The misleading Sankey diagram
The visual proportions of the diagram are not based on volume, which makes it extremely misleading at a glance.
A channel that appears to drive significant traffic may actually account for only a tiny share of your impressions.
In the example below, the asset-based Search ads segment appears to have a couple hundred thousand impressions, but in reality only has 4,500 impressions.
This makes the chart almost useless for quick, accurate analysis, which is the entire point of data visualization.

The lack of ratios in the data table
The data table provides useful raw data, but it lacks key calculated metrics needed for analysis, such as conversion rate and cost per click.
To see the full picture, you must export the data and do your own calculations.
This feels, to be honest, a bit petty of Google.
They could easily add these columns, but it seems they would prefer not to. Grab your calculator.
How to make the most of the report
Despite its limitations, you can still extract valuable insights into which channels deliver what.
The key is to focus on asset quality and traffic quality, because direct channel control is limited.
Analyze placement data for quality control
While the report doesn’t let you directly control channel mix, it helps you monitor traffic quality.
Use the placement reports to see exactly where your Display and YouTube ads are showing.
- Export this data into Google Sheets. Note that, frustratingly, it only contains impression data.
- Use built-in functions like
=GOOGLETRANSLATE()to understand foreign-language placements and the integrated=AI()function to help categorize domains and videos for brand safety. - Exclude low-quality or irrelevant placements or content at the account level, prioritizing bad placements that are higher in volume.
Build your own Sheets-based reporting or try scripts
Google has confirmed that API access and MCC-level reporting are coming to the Channel Performance report. I also expect this data to be supported in the Report Editor.
In the meantime, you can export the report as a .csv or send it directly to Google Sheets.
With a smart setup, these exports enable you to calculate custom metrics, build charts, apply heatmaps, and reshape the data as needed.
To help the community, I helped build a script that enhances Google’s report in several practical ways:
- Adds key metrics like conversion rate, CTR, CPC, CPM, and more.
- Applies clear, common-sense labels such as “Shopping” and “Responsive Display.”
- Includes charts with proportional visuals for more accurate interpretation.
- Cleans and parses columns to remove friction.
The script works for individual PMax campaigns, not the account-level view.
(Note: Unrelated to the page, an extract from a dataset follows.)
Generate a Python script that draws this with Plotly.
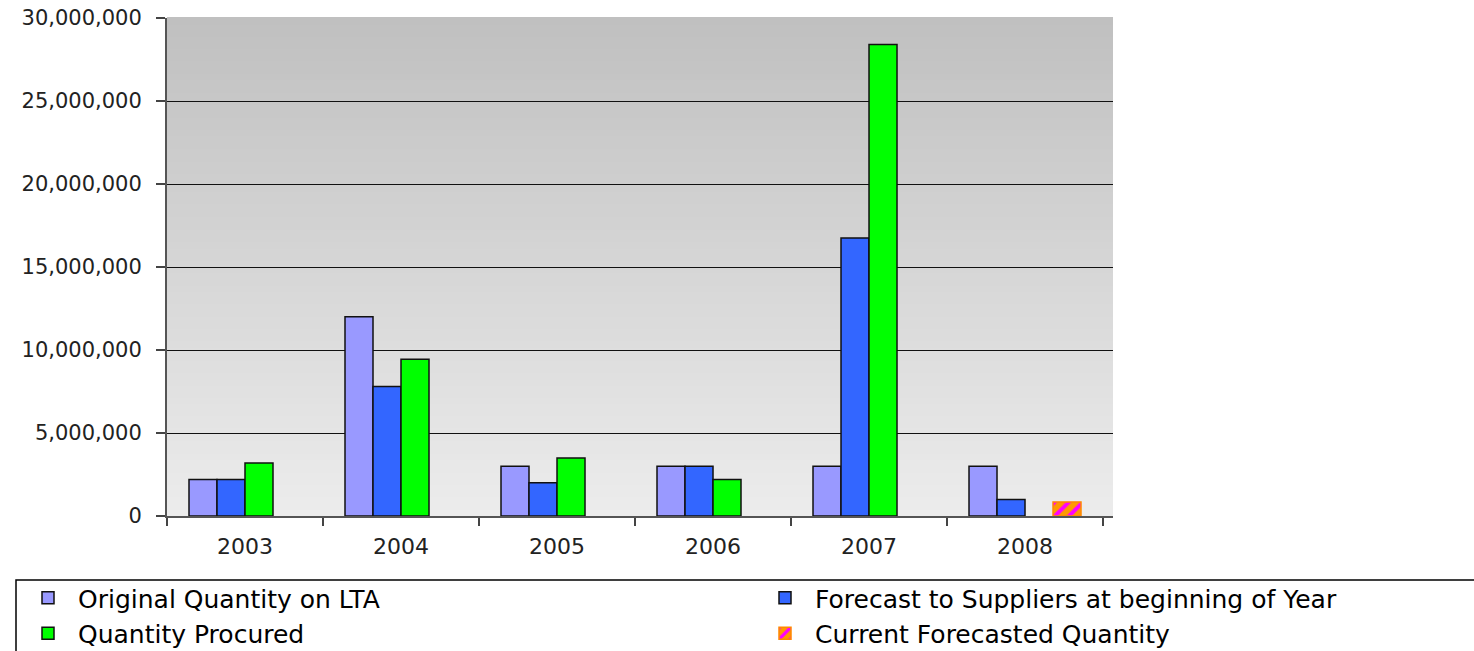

I’m waiting for Google’s feature set and scripting options to stabilize before expanding the script.
What’s next for PMax reporting?
We know Search Partner data is coming, along with API access, MCC-level reporting, and likely support for additional campaign types such as Demand Gen.
It’s encouraging to see Google share this level of detail, and there’s reason to believe this momentum will continue.
The Channel Performance report already addresses one of the most persistent criticisms of Performance Max – that it operates as a black box.
Three years ago, it would have been hard to imagine Google responding to advertiser feedback at this scale, particularly on transparency.
Still, better visibility doesn’t automatically translate into better decisions.
Interpreting this data correctly takes time, context, and careful analysis – and that work remains firmly in the hands of advertisers.